Hampir semua negara di kawasan Asia Pasifik dan Timur—selain China—tumbuh negatif, kecuali Vietnam yang tumbuh positif, berkisar 1,5-2,8 persen. Indonesia termasuk negara yang masuk ke dalam zona negatif.
Bank Dunia memproyeksikan perekonomian Indonesia tumbuh negatif 1,6 persen sampai dengan negatif 2 persen. Pada rilis Juni lalu, Indonesia masih diproyeksikan tumbuh 0 persen.
Dalam laporannya, Bank Dunia memperingatkan, pandemi Covid-19 berisiko mengurangi pertumbuhan kawasan selama satu dekade mendatang sebesar 1 persen per tahun. Dampak paling besar akan dirasakan keluarga miskin yang akses terhadap layanan kesehatan, pendidikan, pekerjaan, dan keuangannya terbatas.
Mattoo mengatakan, perlambatan pertumbuhan ekonomi dan peningkatan kemiskinan menjadi ancaman jangka panjang yang akan dihadapi negara-negara berkembang, tak terkecuali Indonesia. Angka kemiskinan di kawasan akan meningkat untuk pertama kali dalam 20 tahun. Penduduk miskin diperkirakan bertambah 38 juta orang.
Perekonomian diperkirakan mulai pulih pada 2021, tetapi trajektori setiap negara akan berbeda. Indonesia akan kembali tumbuh positif tahun depan dengan proyeksi pada kisaran 3-4 persen. Perbaikan ekonomi tergantung dari keberhasilan penanganan Covid-19 dan reformasi ekonomi domestik.
”Prioritas saat ini menjamin sekolah aman untuk menjaga modal manusia; memperluas basis pajak yang sempit untuk menghindari pemotongan investasi publik; dan mereformasi sektor-sektor layanan yang dilindungi untuk mendapatkan manfaat dari berbagai peluang digital yang muncul,” ujar Mattoo.
Pekan lalu, pemerintah kembali merevisi proyeksi pertumbuhan ekonomi triwulan III-2020 menjadi kisaran negatif 1 persen sampai dengan negatif 2,9 persen.

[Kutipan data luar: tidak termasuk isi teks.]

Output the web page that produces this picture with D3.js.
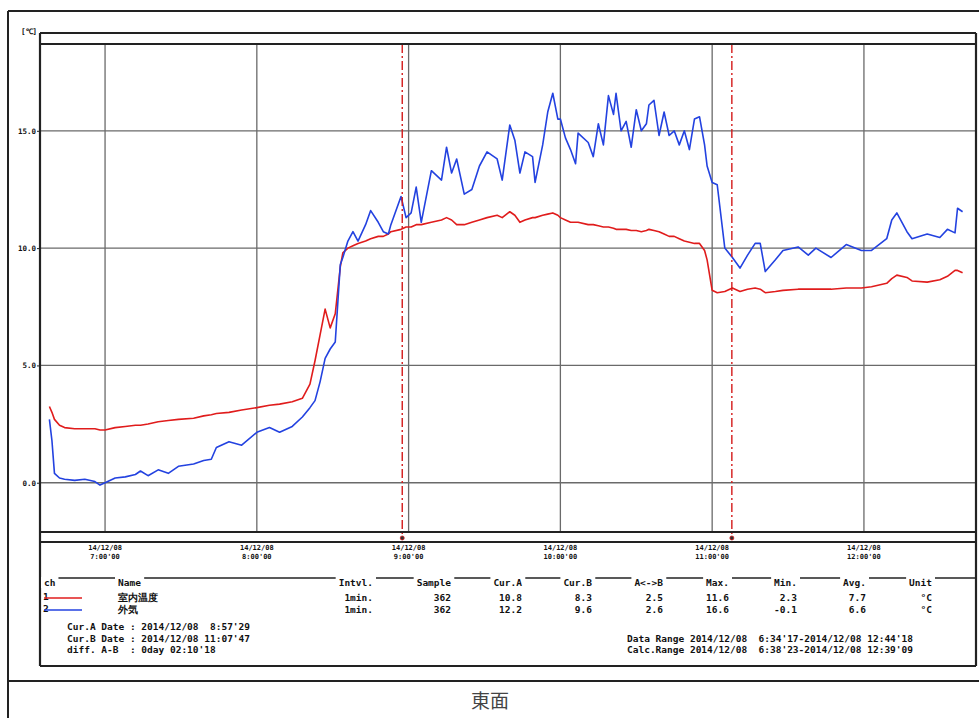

Dengan demikian, Indonesia dipastikan masuk jurang resesi karena pertumbuhan ekonomi masih terjebak dalam zona negatif.
Menteri Keuangan Sri Mulyani Indrawati mengatakan, pertumbuhan ekonomi belum bisa bangkit dari zona negatif karena konsumsi rumah tangga masih belum pulih. Di sisi lain, kinerja investasi, ekspor, dan impor terkontraksi semakin dalam. Penopang perekonomian hanya belanja pemerintah.
Risiko sosial ekonomi dan keuangan akibat pandemi Covid-19 masih nyata. Beberapa provinsi besar di Indonesia mengalami peningkatan kasus, antara lain DKI Jakarta, Jawa Barat, Jawa Timur, dan Jawa Tengah. Peningkatan kasus di provinsi-provinsi besar itu akan memengaruhi kinerja perekonomian nasional.
”Titik keseimbangan (antara ekonomi dan kesehatan) terus dicari karena Covid-19 akan tetap bersama kita, tidak akan berhenti sekarang, masih sampai akhir tahun, bahkan mungkin hingga 2021, tergantung kapan vaksin ditemukan,” kata SrI Mulyani.